How it works: OpenAI revealed few details about GPT-5’s architecture and training except “safe completions” fine-tuning to balance safety and helpfulness, which is documented in a paper.

  • The router selects between non-reasoning and reasoning models based on input “type,” “complexity,” tool requirements, and explicit user intent (such as a prompt to “think hard”). The router learns from user behavior. When ChatGPT users reach usage limits, the router directs queries to mini versions of each model.
  • The team trained the models on web content, licensed data, and human and generated input. They fine-tuned them to reason via reinforcement learning.  
  • In addition, they fine-tuned the models to prefer helpful but “safe” answers over refusals to answer, an approach the team calls safe completions. Given a potentially problematic input, a model aims to respond usefully while staying within safety guidelines, explains when it must refuse, and suggests related outputs that don’t touch on topics it has been trained to avoid.

Results: GPT-5 topped some benchmarks according to OpenAI's evaluations. However, it fell short of competing models on some measures of abstract reasoning in independent tests.

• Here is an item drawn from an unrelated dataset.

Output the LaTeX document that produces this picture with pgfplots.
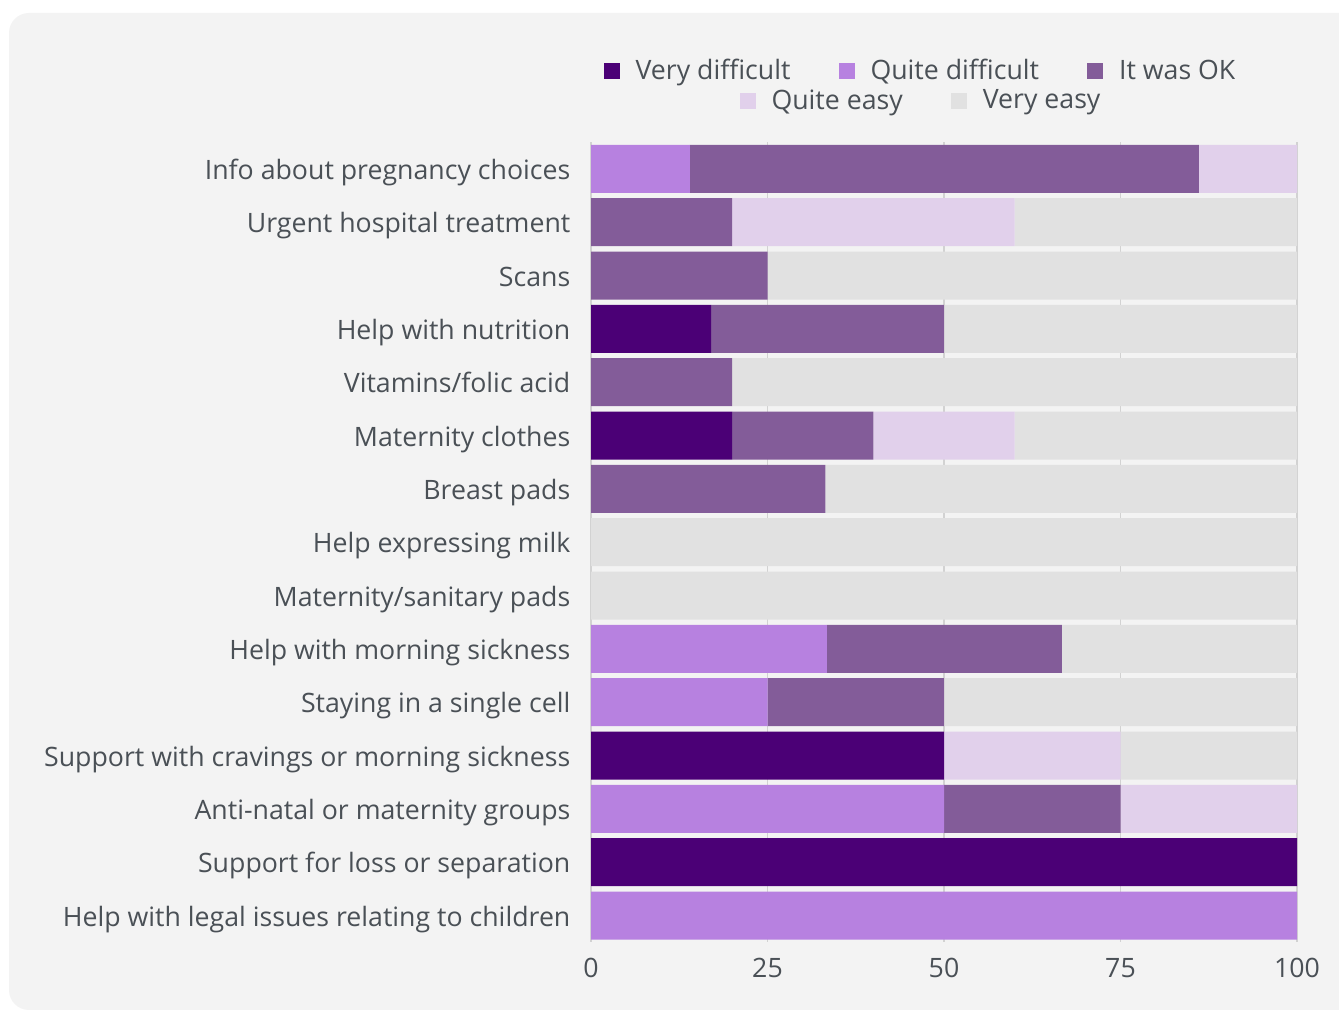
\documentclass[border=0pt]{standalone}
\usepackage{pgfplots}
\pgfplotsset{compat=1.18}
\usepackage{pgfplotstable}
\usepackage{fontspec}
\setmainfont{Open Sans}
\definecolor{vd}{HTML}{4B0076}
\definecolor{qd}{HTML}{B781E0}
\definecolor{ok}{HTML}{835C99}
\definecolor{qe}{HTML}{E1D0EB}
\definecolor{ve}{HTML}{E1E1E1}
\definecolor{bg}{HTML}{F3F3F3}
\definecolor{gridc}{HTML}{D2D2D2}
\definecolor{txt}{HTML}{4A5056}
\pgfplotsset{sqleg/.style={legend image code/.code={\fill[##1] (0pt,-4pt) rectangle (8pt,4pt);}}}
\pgfplotstableread{
row vd qd ok qe ve
0 0 14 72.1 13.9 0
1 0 0 20 40 40
2 0 0 25 0 75
3 17 0 33 0 50
4 0 0 20 0 80
5 20 0 20 20 40
6 0 0 33.2 0 66.8
7 0 0 0 0 100
8 0 0 0 0 100
9 0 33.4 33.3 0 33.3
10 0 25 25 0 50
11 50 0 0 25 25
12 0 50 25 25 0
13 100 0 0 0 0
14 0 100 0 0 0
}\data
\begin{document}
\begin{tikzpicture}
\useasboundingbox (0pt,0pt) rectangle (669.5pt,506pt);
\fill[white] (0pt,0pt) rectangle (669.5pt,506pt);
\fill[bg, rounded corners=10pt] (4.5pt,1pt) rectangle (710pt,499.5pt);
\begin{axis}[
  at={(295.5pt,34.9pt)}, anchor=south west,
  scale only axis, width=353pt, height=400pt,
  xbar stacked, bar width=0.9,
  y dir=reverse, ymin=-0.5, ymax=14.5,
  xmin=0, xmax=100,
  xtick={0,25,50,75,100},
  ytick={0,...,14},
  yticklabels={Info about pregnancy choices, Urgent hospital treatment, Scans, Help with nutrition, Vitamins/folic acid, Maternity clothes, Breast pads, Help expressing milk, Maternity/sanitary pads, Help with morning sickness, Staying in a single cell, Support with cravings or morning sickness, Anti-natal or maternity groups, Support for loss or separation, Help with legal issues relating to children},
  axis line style={draw=none},
  major tick length=0pt,
  xmajorgrids, grid style={gridc, line width=0.6pt},
  /pgf/number format/assume math mode=true,
  ticklabel style={font=\fontsize{13.35}{15}\selectfont, text=txt},
  yticklabel style={xshift=-6.8pt, yshift=-2pt, text height=9.7pt, text depth=3.2pt},
  xticklabel style={yshift=-4.5pt},
  legend columns=3,
  legend style={at={(0.4653,1.089)}, anchor=center, draw=none, fill=none, inner sep=0pt,
    nodes={inner sep=0pt, text=txt, font=\fontsize{13.35}{15}\selectfont},
    /tikz/every odd column/.append style={column sep=8pt},
    /tikz/every even column/.append style={column sep=24pt}},
]
\addplot[fill=vd, draw=none, sqleg] table[x=vd, y=row] {\data};
\addlegendentry{Very difficult}
\addplot[fill=qd, draw=none, sqleg] table[x=qd, y=row] {\data};
\addlegendentry{Quite difficult}
\addplot[fill=ok, draw=none, sqleg] table[x=ok, y=row] {\data};
\addlegendentry{It was OK}
\addplot[fill=qe, draw=none] table[x=qe, y=row] {\data};
\addplot[fill=ve, draw=none] table[x=ve, y=row] {\data};
\end{axis}
\begin{axis}[
  at={(295.5pt,34.9pt)}, anchor=south west,
  scale only axis, width=353pt, height=400pt,
  hide axis, xmin=0, xmax=1, ymin=0, ymax=1,
  legend columns=2,
  legend style={at={(0.466,1.0516)}, anchor=center, draw=none, fill=none, inner sep=0pt,
    nodes={inner sep=0pt, text=txt, font=\fontsize{13.35}{15}\selectfont},
    /tikz/every odd column/.append style={column sep=8pt},
    /tikz/every even column/.append style={column sep=24pt}},
]
\addlegendimage{sqleg, fill=qe, draw=none}
\addlegendentry{Quite easy}
\addlegendimage{sqleg, fill=ve, draw=none}
\addlegendentry{Very easy}
\end{axis}
\end{tikzpicture}
\end{document}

  • On SWE-bench (software engineering tasks), GPT-5 (74.9 percent accuracy) outperformed Claude Opus 4.1 (74.5 percent accuracy).
  • On AIME 2025 (competition math problems), GPT-5 set to high reasoning without tools (94.6 percent accuracy) surpassed o3 set to high reasoning (88.9 percent).
  • On the EQ-Bench Creative Writing v3 benchmark (leaderboard here), GPT-5 with an unspecified reasoning level (90.30) outperformed o3 (87.65), Gemini-2.5-pro (86.00), and Claude Opus 4 (83.75).
  • On Artificial Analysis’s Intelligence Index, a weighted average of 10 benchmarks, GPT-5 set to either high or medium reasoning exceeded all other models tested, followed by xAI Grok 4 and OpenAI o3. However, it fared worse on benchmarks of abstract reasoning without tool use. For instance, on ARC-AGI-1 and ARC-AGI-2 (visual puzzles), GPT-5 with high reasoning (65.7 percent and 9.9 percent respectively) underperformed Grok 4 Thinking (66.7 percent and 16 percent respectively).

Behind the news: Launched in March 2023, GPT-4 raised the bar for vision-language performance, and anticipation of the next version grew steadily over the two years since. In December 2024, The Wall Street Journal reported GPT-5 was delayed as the scale of the project stretched OpenAI’s computational limits. In a mid-February 2025 post on the X social network, OpenAI CEO Sam Altman offered GPT-4.5 as a stopgap and outlined the improvements expected with GPT-5. But in April, he said GPT-5 would be delayed further and launched o3 and o4-mini, whose performance once again topped leaderboards. GPT-5’s August 7 debut brought an end to the long wait, but misleading graphs of its performance, rate limits, and the malfunctioning switcher marred the event, while the unexpected deprecation of earlier models in ChatGPT hamstrung many users.

Why it matters: OpenAI models have consistently topped language benchmarks. With GPT-5, the company has launched a system architecture that integrates its best models and takes advantage of the strengths of each: rapid output, slower output with adjustable computation devoted to reasoning, and graceful degradation to smaller versions.

We’re thinking: Novices may find that the GPT-5 router’s ability to choose a model for any given input simplifies things, but it remains to be seen whether expert users, who may be better at selecting the appropriate model for their tasks, will be happy to give up this control.